A leading expert in the financial technology – or ‘fintech’ – arena has said that emerging boutique lenders who are exploiting online tools to reach borrowers could significantly erode traditional banks’ market share over the next two decades.
In an interview with website thestreet.com, Frank Schwab – founder of German growth-acceleration hub FinTech Forum – warned that banks must either react appropriately to the challenge, or vanish.
Schwab said: “If fintech does it well, financial services will become much more invisible, convenient and cheaper, and finally embedded in people’s daily life – without even thinking about it.
“The payment process of Uber is a good example. It just happens.”
As a result of that rising convenience, Schwab said, “alternative banking services that do not involve banks will gain a significant share of the overall… market. Though we need to accept that this will take another 10 to 20 years.”
Consolidation of the banking industry, he added, will naturally accelerate as customer behaviour changes. With that in mind, “some banks will benefit [from fintech], some will be pushed to the back end and some will disappear.”
He also had subtle words of caution for the emerging players, hinting that those who focus on providing excellent customer service will be best placed to succeed. “People should not worry about fintech [firms],” he said. “But fintechs should worry a lot about people.”
Schwab’s comments chime with the findings of ‘Big Four’ auditor EY’s first-ever FinTech Adoption Index, published in December. The watershed report predicted that use of fintech services among the general public could double over the next 12 months.
In a survey of more than 10,000 digitally active consumers in Australia, Canada, Hong Kong, Singapore, the UK and the US, the auditor found that 15.5% had used at least two fintech services during a six-month period last year.
Among the products explored in the survey, fintech payment services were found to have the highest adoption rate, at 17.6%. Such offerings included forex transactions and overseas remittances.
Savings and investments had the second-highest (16.7%), with services in that category including stockbroking, spread betting, budgeting and planning, equity and rewards crowdfunding, and peer-to-peer or marketplace lending.
Fintech usage, the report showed, is at its highest among consumers with incomes greater than $150,000 (44.1%). Usage declines to 24% among consumers with incomes between $70,001 and $150,000, and for those with incomes from $30,001 to $70,000 (14.7%).
EY global lead banking analyst Steven Lewis said: “Higher-income individuals are some of the most economically valuable customers for banks and insurers.

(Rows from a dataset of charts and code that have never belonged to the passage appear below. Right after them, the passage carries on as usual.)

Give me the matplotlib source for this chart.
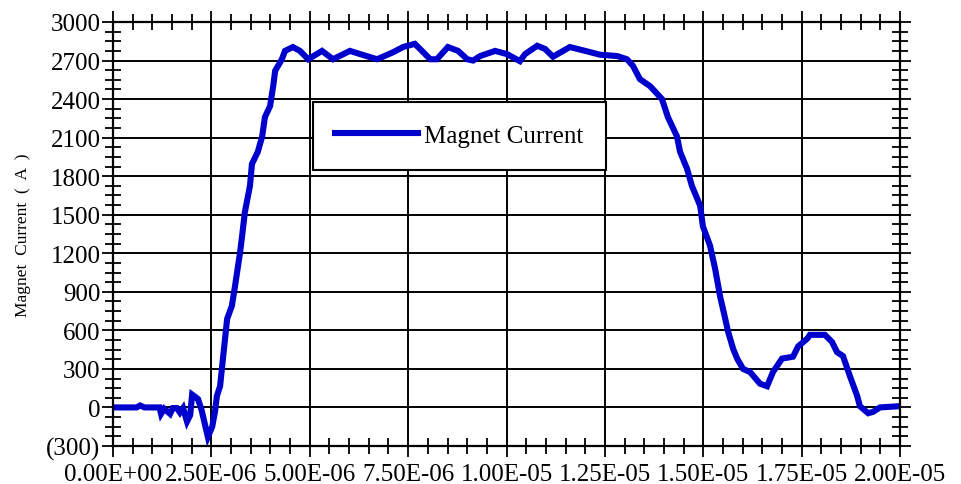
import numpy as np
import matplotlib
matplotlib.use('Agg')
import matplotlib.pyplot as plt
from matplotlib.ticker import MultipleLocator, AutoMinorLocator, FuncFormatter

plt.rcParams['font.family'] = ['Liberation Serif', 'DejaVu Serif']

# time in microseconds, current in amps
time_us = [0, 0.6, 0.69, 0.8, 1.18, 1.22, 1.30, 1.45, 1.52, 1.62, 1.70, 1.78,
           1.88, 1.96, 2.01, 2.10, 2.16, 2.25, 2.41, 2.52, 2.59, 2.64, 2.72,
           2.80, 2.90, 3.02, 3.10, 3.23, 3.28, 3.35, 3.48, 3.53, 3.68, 3.79,
           3.86, 3.99, 4.07, 4.12, 4.29, 4.37, 4.57, 4.75, 4.96, 5.31, 5.59,
           6.02, 6.28, 6.71, 7.12, 7.37, 7.67, 7.85, 8.06, 8.23, 8.51, 8.77,
           9.00, 9.15, 9.33, 9.71, 10.01, 10.34, 10.47, 10.78, 10.98, 11.18,
           11.61, 12.00, 12.38, 12.81, 13.06, 13.21, 13.39, 13.65, 13.95,
           14.10, 14.33, 14.41, 14.59, 14.71, 14.92, 14.99, 15.17, 15.30,
           15.43, 15.55, 15.63, 15.76, 15.86, 16.01, 16.19, 16.44, 16.62,
           16.77, 17.00, 17.28, 17.41, 17.64, 17.71, 18.09, 18.27, 18.40,
           18.55, 18.73, 18.91, 18.98, 19.19, 19.31, 19.49, 20.0]
current = [0, 0, 15, 0, 0, -50, -10, -50, -5, -5, -40, -5,
           -110, -60, 100, 80, 65, -20, -230, -150, -35, 90, 165,
           400, 690, 790, 945, 1210, 1335, 1520, 1725, 1895, 1990, 2110,
           2260, 2345, 2500, 2620, 2710, 2775, 2805, 2775, 2710, 2775, 2710,
           2775, 2750, 2710, 2765, 2805, 2830, 2775, 2710, 2710, 2805, 2775,
           2710, 2700, 2735, 2775, 2750, 2695, 2750, 2815, 2790, 2730,
           2805, 2775, 2745, 2735, 2710, 2660, 2555, 2500, 2400,
           2260, 2110, 1990, 1855, 1725, 1570, 1410, 1260, 1080,
           860, 700, 590, 455, 380, 300, 275, 185, 165,
           275, 380, 395, 475, 535, 565, 565, 510, 430,
           400, 240, 90, 10, -45, -35, 0, 10]

t = np.array(time_us) * 1e-6

fig = plt.figure(figsize=(9.62, 4.85), dpi=100)
ax = fig.add_axes([0.1175, 0.0784, 0.8181, 0.8742])

ax.plot(t, current, color='#0000cc', lw=4.4, label='Magnet Current',
        solid_capstyle='projecting', solid_joinstyle='miter')

ax.set_xlim(0, 2e-5)
ax.set_ylim(-300, 3000)
ax.xaxis.set_major_locator(MultipleLocator(2.5e-6))
ax.xaxis.set_minor_locator(AutoMinorLocator(5))
ax.yaxis.set_major_locator(MultipleLocator(300))
ax.yaxis.set_minor_locator(AutoMinorLocator(4))
ax.xaxis.set_major_formatter(FuncFormatter(lambda v, p: '{:.2E}'.format(v)))
ax.yaxis.set_major_formatter(FuncFormatter(
    lambda v, p: '(%d)' % abs(round(v)) if v < 0 else '%d' % round(v)))

ax.grid(True, which='major', color='black', lw=1.4)
for s in ax.spines.values():
    s.set_linewidth(1.6)
ax.tick_params(which='major', direction='out', length=8, width=1.3,
               labelsize=18, pad=1, top=True, right=True)
ax.tick_params(axis='x', which='major', pad=4)
ax.tick_params(which='minor', direction='inout', length=11, width=1.3,
               top=True, right=True)
ax.set_ylabel('Magnet  Current  (  A  )', fontsize=12.5, labelpad=11)

leg = ax.legend(loc='upper left', bbox_to_anchor=(313 / 962, 1 - 103 / 485),
                bbox_transform=fig.transFigure, fontsize=18, fancybox=False,
                edgecolor='black', framealpha=1, handlelength=3.3,
                handletextpad=0.25, borderpad=0.9, borderaxespad=0)
leg.get_frame().set_linewidth(1.5)

fig.savefig('out.png', dpi=100)
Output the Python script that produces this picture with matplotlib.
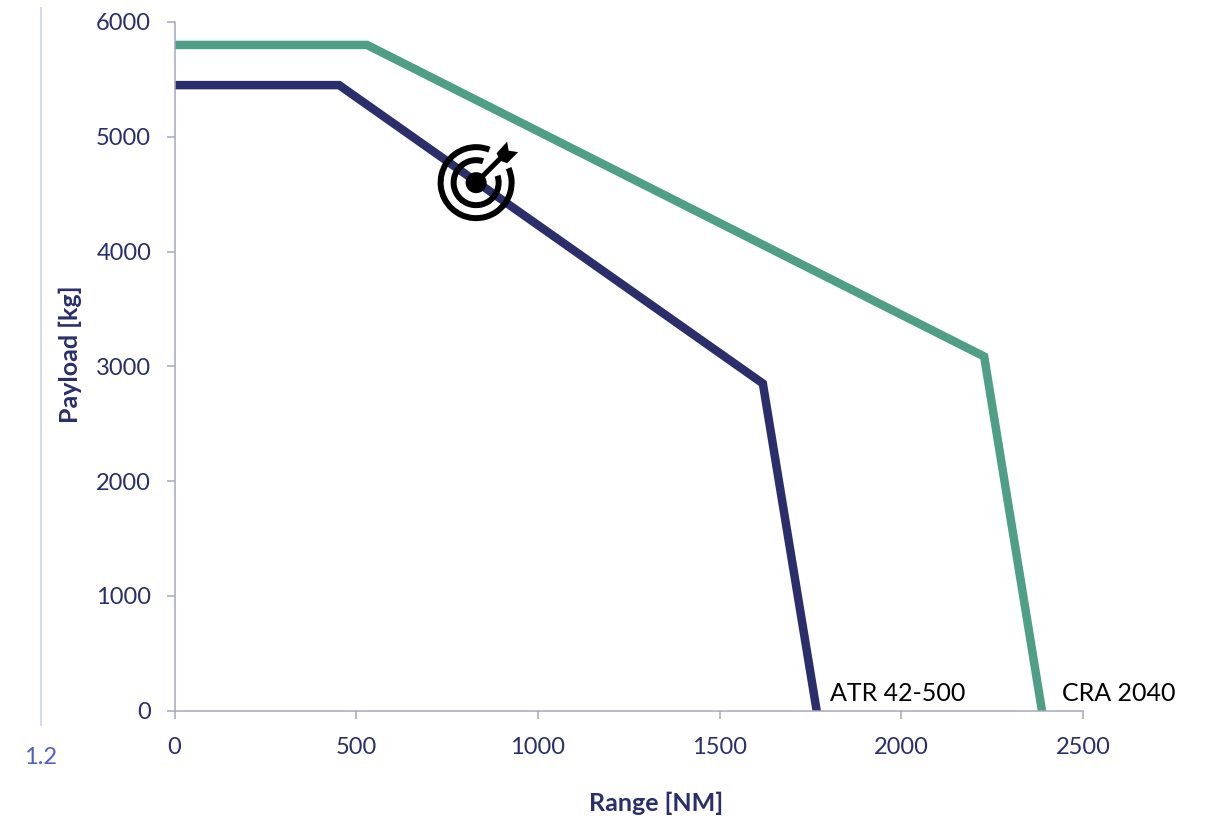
import matplotlib
matplotlib.use("Agg")
import matplotlib.pyplot as plt
from matplotlib.lines import Line2D
from matplotlib.patches import Circle, Polygon, Wedge
from matplotlib.transforms import Affine2D

atr_range = [0, 453, 1619, 1767]
atr_payload = [5450, 5450, 2850, 0]
cra_range = [0, 530, 2228, 2387]
cra_payload = [5800, 5800, 3085, 0]

target_range = 830
target_payload = 4600

x_ticks = [0, 500, 1000, 1500, 2000, 2500]
y_ticks = [0, 1000, 2000, 3000, 4000, 5000, 6000]

NAVY = "#2a2f6b"
GREEN = "#4f9e86"
AXIS_GREY = "#a6a7b8"

plt.rcParams["font.family"] = ["Lato", "DejaVu Sans"]


def draw_target(ax, x, y):
    # bullseye icon, sized in pixels so it stays round whatever the axis scales are
    cx, cy = ax.transData.transform((x, y))
    tr = Affine2D().translate(cx, cy)
    for r, w, gap in [(38.5, 6, (24, 68)), (25.5, 6, (18, 72))]:
        ax.add_patch(Wedge((0, 0), r, gap[1], gap[0] + 360, width=w, color="black",
                           lw=0, transform=tr, clip_on=False, zorder=5))
    ax.add_patch(Circle((0, 0), 10.5, color="black", lw=0, transform=tr, clip_on=False, zorder=5))
    # shaft and fletching
    ax.plot([0, 25], [0, 25], color="black", lw=3.6, transform=tr, clip_on=False, zorder=5)
    fletch = [(20.5, 29.5), (31, 41), (32.5, 32), (42, 30.5), (31, 19.5), (24, 22)]
    ax.add_patch(Polygon(fletch, closed=True, color="black", lw=0, transform=tr,
                         clip_on=False, zorder=5))


fig = plt.figure(figsize=(12.05, 8.25), dpi=100)
ax = fig.add_axes([174.5 / 1205, 1 - 710.5 / 825, 908.5 / 1205, 688.5 / 825])

ax.plot(atr_range, atr_payload, color=NAVY, lw=6.1, solid_joinstyle="miter", solid_capstyle="projecting")
ax.plot(cra_range, cra_payload, color=GREEN, lw=6.1, solid_joinstyle="miter", solid_capstyle="projecting")

ax.set_xlim(0, 2500)
ax.set_ylim(0, 6000)
ax.set_xticks(x_ticks)
ax.set_yticks(y_ticks)
ax.tick_params(axis="both", length=5.8, width=1.1, color=AXIS_GREY, labelcolor=NAVY, labelsize=17)
ax.tick_params(axis="x", pad=13)
ax.tick_params(axis="y", pad=11)

ax.spines["top"].set_visible(False)
ax.spines["right"].set_visible(False)
for side in ["left", "bottom"]:
    ax.spines[side].set_color(AXIS_GREY)
    ax.spines[side].set_linewidth(1.1)

ax.text(1804, 148, "ATR 42-500", color="black", fontsize=18, va="center", ha="left")
ax.text(2442, 148, "CRA 2040", color="black", fontsize=18, va="center", ha="left")

draw_target(ax, target_range, target_payload)

fig.text(70 / 1205, 1 - 354 / 825, "Payload [kg]", color=NAVY, fontsize=18, fontweight="bold",
         rotation=90, ha="center", va="center")
fig.text(656 / 1205, 1 - 803 / 825, "Range [NM]", color=NAVY, fontsize=18, fontweight="bold",
         ha="center", va="center")

# margin rule with its number
fig.add_artist(Line2D([40.5 / 1205, 40.5 / 1205], [1 - 8 / 825, 1 - 725 / 825], color="#d6d8f2", lw=1.4))
fig.text(40.5 / 1205, 1 - 757 / 825, "1.2", color="#5060c0", fontsize=17, ha="center", va="center")

fig.savefig("out.png", dpi=100, facecolor="white")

“These organisations will have to review how their offerings, such as their own multi-channel strategies or partnerships with fintech providers, meet their customers’ needs. Otherwise, they may have difficulty stemming the flight to fintech.”
EY global fintech leader Imran Gulamhuseinwala added: “The adoption of fintech products is relatively high for such a new sector, so the risk of disruption is real. As fintech continues to catch on among consumers, traditional financial services companies will have to reassess their view of which customers are most at risk from the new competition, and step up their efforts to serve them effectively.”